The court here simply states the JR SOR for 'Charter issues':[36] The standard of review for the Charter issues is correctness. . Brisco v. Ontario Civilian Police Commission [IMPORTANT]
In Brisco v. Ontario Civilian Police Commission (Ont Divisional Ct, 2025) the Divisional Court dismissed a police officer's JR, here against "a decision of the Ontario Civilian Police Commission, which upheld a hearing officer’s finding that he engaged in misconduct for making a donation to what the hearing officer found to be illegal protests in Ottawa and Windsor" and related penalty.
Here the court nicely states the tricky JR SOR treatment for Charter issues - ie. the correctness exception for 'determination/application' of the Charter, but still the reasonableness standard for Charter 'balancing':[12] The standard of review for whether the Commission failed to recognize the Charter value of freedom of assembly is correctness: York Region District School Board v.
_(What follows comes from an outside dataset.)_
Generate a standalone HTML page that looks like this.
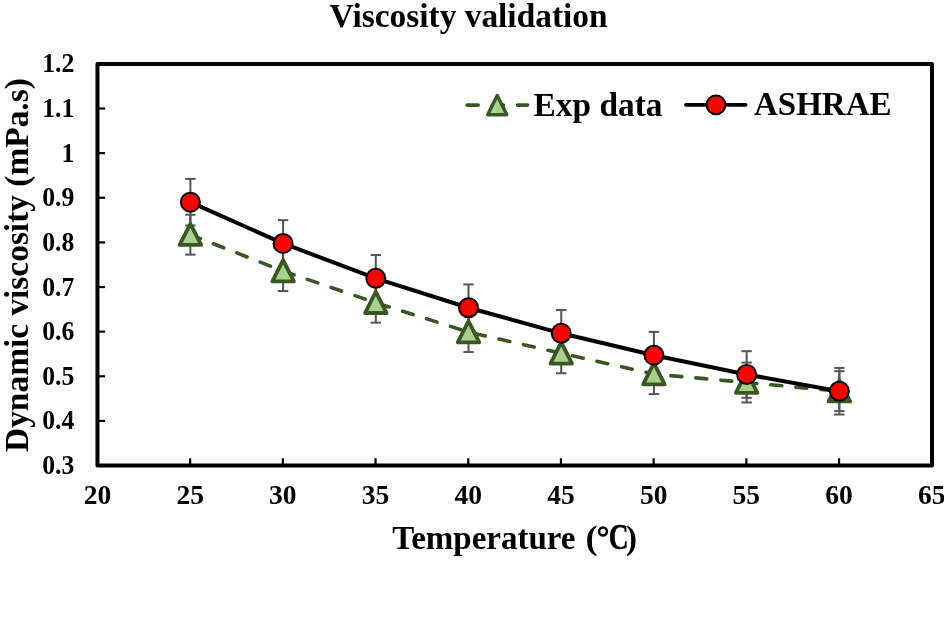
<!DOCTYPE html>
<html><head><meta charset="utf-8"><style>
html,body{margin:0;padding:0;background:#fff;width:944px;height:632px;overflow:hidden}
svg{position:absolute;left:0;top:0;will-change:transform}
text{font-family:"Liberation Serif",serif;font-weight:bold;fill:#000}
</style></head><body>
<svg width="944" height="632" viewBox="0 0 944 632">
<text x="468.6" y="27" font-size="33.4" text-anchor="middle">Viscosity validation</text>
<rect x="97.45" y="63.9" width="834.55" height="401.65" fill="none" stroke="#000" stroke-width="4" stroke-linejoin="round"/>
<text x="75.5" y="474.05" font-size="27.5" text-anchor="end" transform="translate(58.3,0) scale(0.935,1) translate(-58.3,0)">0.3</text>
<line x1="99" y1="420.92" x2="105.1" y2="420.92" stroke="#000" stroke-width="2.2"/>
<text x="75.5" y="429.42" font-size="27.5" text-anchor="end" transform="translate(58.3,0) scale(0.935,1) translate(-58.3,0)">0.4</text>
<line x1="99" y1="376.29" x2="105.1" y2="376.29" stroke="#000" stroke-width="2.2"/>
<text x="75.5" y="384.79" font-size="27.5" text-anchor="end" transform="translate(58.3,0) scale(0.935,1) translate(-58.3,0)">0.5</text>
<line x1="99" y1="331.66" x2="105.1" y2="331.66" stroke="#000" stroke-width="2.2"/>
<text x="75.5" y="340.16" font-size="27.5" text-anchor="end" transform="translate(58.3,0) scale(0.935,1) translate(-58.3,0)">0.6</text>
<line x1="99" y1="287.03" x2="105.1" y2="287.03" stroke="#000" stroke-width="2.2"/>
<text x="75.5" y="295.53" font-size="27.5" text-anchor="end" transform="translate(58.3,0) scale(0.935,1) translate(-58.3,0)">0.7</text>
<line x1="99" y1="242.40" x2="105.1" y2="242.40" stroke="#000" stroke-width="2.2"/>
<text x="75.5" y="250.90" font-size="27.5" text-anchor="end" transform="translate(58.3,0) scale(0.935,1) translate(-58.3,0)">0.8</text>
<line x1="99" y1="197.77" x2="105.1" y2="197.77" stroke="#000" stroke-width="2.2"/>
<text x="75.5" y="206.27" font-size="27.5" text-anchor="end" transform="translate(58.3,0) scale(0.935,1) translate(-58.3,0)">0.9</text>
<line x1="99" y1="153.14" x2="105.1" y2="153.14" stroke="#000" stroke-width="2.2"/>
<text x="75.5" y="161.64" font-size="27.5" text-anchor="end" transform="translate(58.3,0) scale(0.935,1) translate(-58.3,0)">1</text>
<line x1="99" y1="108.51" x2="105.1" y2="108.51" stroke="#000" stroke-width="2.2"/>
<text x="75.5" y="117.01" font-size="27.5" text-anchor="end" transform="translate(58.3,0) scale(0.935,1) translate(-58.3,0)">1.1</text>
<text x="75.5" y="72.38" font-size="27.5" text-anchor="end" transform="translate(58.3,0) scale(0.935,1) translate(-58.3,0)">1.2</text>
<text x="97.45" y="504" font-size="27.5" text-anchor="middle">20</text>
<line x1="190.15" y1="464" x2="190.15" y2="458.2" stroke="#000" stroke-width="2.2"/>
<text x="190.15" y="504" font-size="27.5" text-anchor="middle">25</text>
<line x1="282.85" y1="464" x2="282.85" y2="458.2" stroke="#000" stroke-width="2.2"/>
<text x="282.85" y="504" font-size="27.5" text-anchor="middle">30</text>
<line x1="375.55" y1="464" x2="375.55" y2="458.2" stroke="#000" stroke-width="2.2"/>
<text x="375.55" y="504" font-size="27.5" text-anchor="middle">35</text>
<line x1="468.25" y1="464" x2="468.25" y2="458.2" stroke="#000" stroke-width="2.2"/>
<text x="468.25" y="504" font-size="27.5" text-anchor="middle">40</text>
<line x1="560.95" y1="464" x2="560.95" y2="458.2" stroke="#000" stroke-width="2.2"/>
<text x="560.95" y="504" font-size="27.5" text-anchor="middle">45</text>
<line x1="653.65" y1="464" x2="653.65" y2="458.2" stroke="#000" stroke-width="2.2"/>
<text x="653.65" y="504" font-size="27.5" text-anchor="middle">50</text>
<line x1="746.35" y1="464" x2="746.35" y2="458.2" stroke="#000" stroke-width="2.2"/>
<text x="746.35" y="504" font-size="27.5" text-anchor="middle">55</text>
<line x1="839.05" y1="464" x2="839.05" y2="458.2" stroke="#000" stroke-width="2.2"/>
<text x="839.05" y="504" font-size="27.5" text-anchor="middle">60</text>
<text x="931.75" y="504" font-size="27.5" text-anchor="middle">65</text>
<text x="392.2" y="549.3" font-size="33">Temperature</text>
<text x="585.4" y="549.3" font-size="33" transform="translate(585.4,549.3) scale(1.1,1) translate(-585.4,-549.3)">(</text>
<circle cx="603" cy="531.5" r="3.9" fill="none" stroke="#000" stroke-width="2.5"/>
<text transform="translate(608.7,549.4) scale(0.83,1.07)" x="0" y="0" font-size="33" stroke="#000" stroke-width="0.5">C</text>
<text x="626" y="549.3" font-size="33">)</text>
<text transform="translate(28.1,451.25) rotate(-90)" x="-0.7" y="0" font-size="33.4">Dynamic viscosity (mPa.s)</text>
<g stroke="#555" stroke-width="2"><line x1="190.38" y1="214.74" x2="190.38" y2="254.64"/><line x1="185.18" y1="214.74" x2="195.58" y2="214.74"/><line x1="185.18" y1="254.64" x2="195.58" y2="254.64"/><line x1="283.09" y1="251.14" x2="283.09" y2="291.04"/><line x1="277.89" y1="251.14" x2="288.29" y2="251.14"/><line x1="277.89" y1="291.04" x2="288.29" y2="291.04"/><line x1="375.80" y1="282.76" x2="375.80" y2="322.66"/><line x1="370.60" y1="282.76" x2="381.00" y2="282.76"/><line x1="370.60" y1="322.66" x2="381.00" y2="322.66"/><line x1="468.51" y1="312.14" x2="468.51" y2="352.04"/><line x1="463.31" y1="312.14" x2="473.71" y2="312.14"/><line x1="463.31" y1="352.04" x2="473.71" y2="352.04"/><line x1="561.22" y1="333.33" x2="561.22" y2="373.23"/><line x1="556.02" y1="333.33" x2="566.42" y2="333.33"/><line x1="556.02" y1="373.23" x2="566.42" y2="373.23"/><line x1="653.93" y1="354.14" x2="653.93" y2="394.04"/><line x1="648.73" y1="354.14" x2="659.13" y2="354.14"/><line x1="648.73" y1="394.04" x2="659.13" y2="394.04"/><line x1="746.64" y1="362.56" x2="746.64" y2="402.46"/><line x1="741.44" y1="362.56" x2="751.84" y2="362.56"/><line x1="741.44" y1="402.46" x2="751.84" y2="402.46"/><line x1="839.35" y1="371.21" x2="839.35" y2="411.11"/><line x1="834.15" y1="371.21" x2="844.55" y2="371.21"/><line x1="834.15" y1="411.11" x2="844.55" y2="411.11"/><line x1="190.38" y1="178.90" x2="190.38" y2="225.50"/><line x1="185.18" y1="178.90" x2="195.58" y2="178.90"/><line x1="185.18" y1="225.50" x2="195.58" y2="225.50"/><line x1="283.09" y1="220.14" x2="283.09" y2="266.74"/><line x1="277.89" y1="220.14" x2="288.29" y2="220.14"/><line x1="277.89" y1="266.74" x2="288.29" y2="266.74"/><line x1="375.80" y1="255.02" x2="375.80" y2="301.62"/><line x1="370.60" y1="255.02" x2="381.00" y2="255.02"/><line x1="370.60" y1="301.62" x2="381.00" y2="301.62"/><line x1="468.51" y1="284.45" x2="468.51" y2="331.05"/><line x1="463.31" y1="284.45" x2="473.71" y2="284.45"/><line x1="463.31" y1="331.05" x2="473.71" y2="331.05"/><line x1="561.22" y1="310.02" x2="561.22" y2="356.62"/><line x1="556.02" y1="310.02" x2="566.42" y2="310.02"/><line x1="556.02" y1="356.62" x2="566.42" y2="356.62"/><line x1="653.93" y1="331.90" x2="653.93" y2="378.50"/><line x1="648.73" y1="331.90" x2="659.13" y2="331.90"/><line x1="648.73" y1="378.50" x2="659.13" y2="378.50"/><line x1="746.64" y1="351.20" x2="746.64" y2="397.80"/><line x1="741.44" y1="351.20" x2="751.84" y2="351.20"/><line x1="741.44" y1="397.80" x2="751.84" y2="397.80"/><line x1="839.35" y1="367.92" x2="839.35" y2="414.52"/><line x1="834.15" y1="367.92" x2="844.55" y2="367.92"/><line x1="834.15" y1="414.52" x2="844.55" y2="414.52"/></g>
<polyline points="190.38,234.69 283.09,271.09 375.80,302.71 468.51,332.09 561.22,353.28 653.93,374.09 746.64,382.51 839.35,391.16" fill="none" stroke="#385723" stroke-width="3.6" stroke-dasharray="11.0 14.11" stroke-dashoffset="0.3" stroke-linecap="round" stroke-linejoin="round"/>
<g fill="#A9D18E" stroke="#385723" stroke-width="3.8" stroke-linejoin="round"><path d="M190.38,223.79 L201.16,244.97 L179.60,244.97 Z"/><path d="M283.09,260.19 L293.87,281.37 L272.31,281.37 Z"/><path d="M375.80,291.81 L386.58,312.99 L365.02,312.99 Z"/><path d="M468.51,321.19 L479.29,342.37 L457.73,342.37 Z"/><path d="M561.22,342.38 L572.00,363.56 L550.44,363.56 Z"/><path d="M653.93,363.19 L664.71,384.37 L643.15,384.37 Z"/><path d="M746.64,371.61 L757.42,392.79 L735.86,392.79 Z"/><path d="M839.35,380.26 L850.13,401.44 L828.57,401.44 Z"/></g>
<polyline points="190.38,202.20 283.09,243.44 375.80,278.32 468.51,307.75 561.22,333.32 653.93,355.20 746.64,374.50 839.35,391.22" fill="none" stroke="#000" stroke-width="4" stroke-linejoin="round"/>
<g fill="#FF0000" stroke="#000" stroke-width="2"><circle cx="190.38" cy="202.20" r="9.5"/><circle cx="283.09" cy="243.44" r="9.5"/><circle cx="375.80" cy="278.32" r="9.5"/><circle cx="468.51" cy="307.75" r="9.5"/><circle cx="561.22" cy="333.32" r="9.5"/><circle cx="653.93" cy="355.20" r="9.5"/><circle cx="746.64" cy="374.50" r="9.5"/><circle cx="839.35" cy="391.22" r="9.5"/></g>
<line x1="467.1" y1="105.1" x2="527.6" y2="105.1" stroke="#385723" stroke-width="3.6" stroke-dasharray="11.1 14.1" stroke-linecap="round"/>
<g fill="#A9D18E" stroke="#385723" stroke-width="3.4" stroke-linejoin="round"><path d="M497.25,95.40 L506.80,114.80 L487.70,114.80 Z"/></g>
<text x="533.5" y="115.9" font-size="33.4">Exp data</text>
<line x1="686" y1="104.8" x2="745.6" y2="104.8" stroke="#000" stroke-width="3.8" stroke-linecap="round"/>
<circle cx="716" cy="104.8" r="9.4" fill="#FF0000" stroke="#000" stroke-width="2"/>
<text x="754" y="115.3" font-size="33">ASHRAE</text>
</svg>
</body></html>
Elementary Teachers’ Federation of Ontario, 2024 SCC 22, 492 D.L.R. (4th) 613, at paras. 63, and 69. However, the parties agree the balancing of Charter values is reviewable on a reasonableness standard: Doré, at paras. 43-54; Commission scolaire francophone des Territoires du Nord-Ouest v. Northwest Territories (Education, Culture and Employment), 2023 SCC 31, 487 D.L.R. (4th) 631, at para. 60.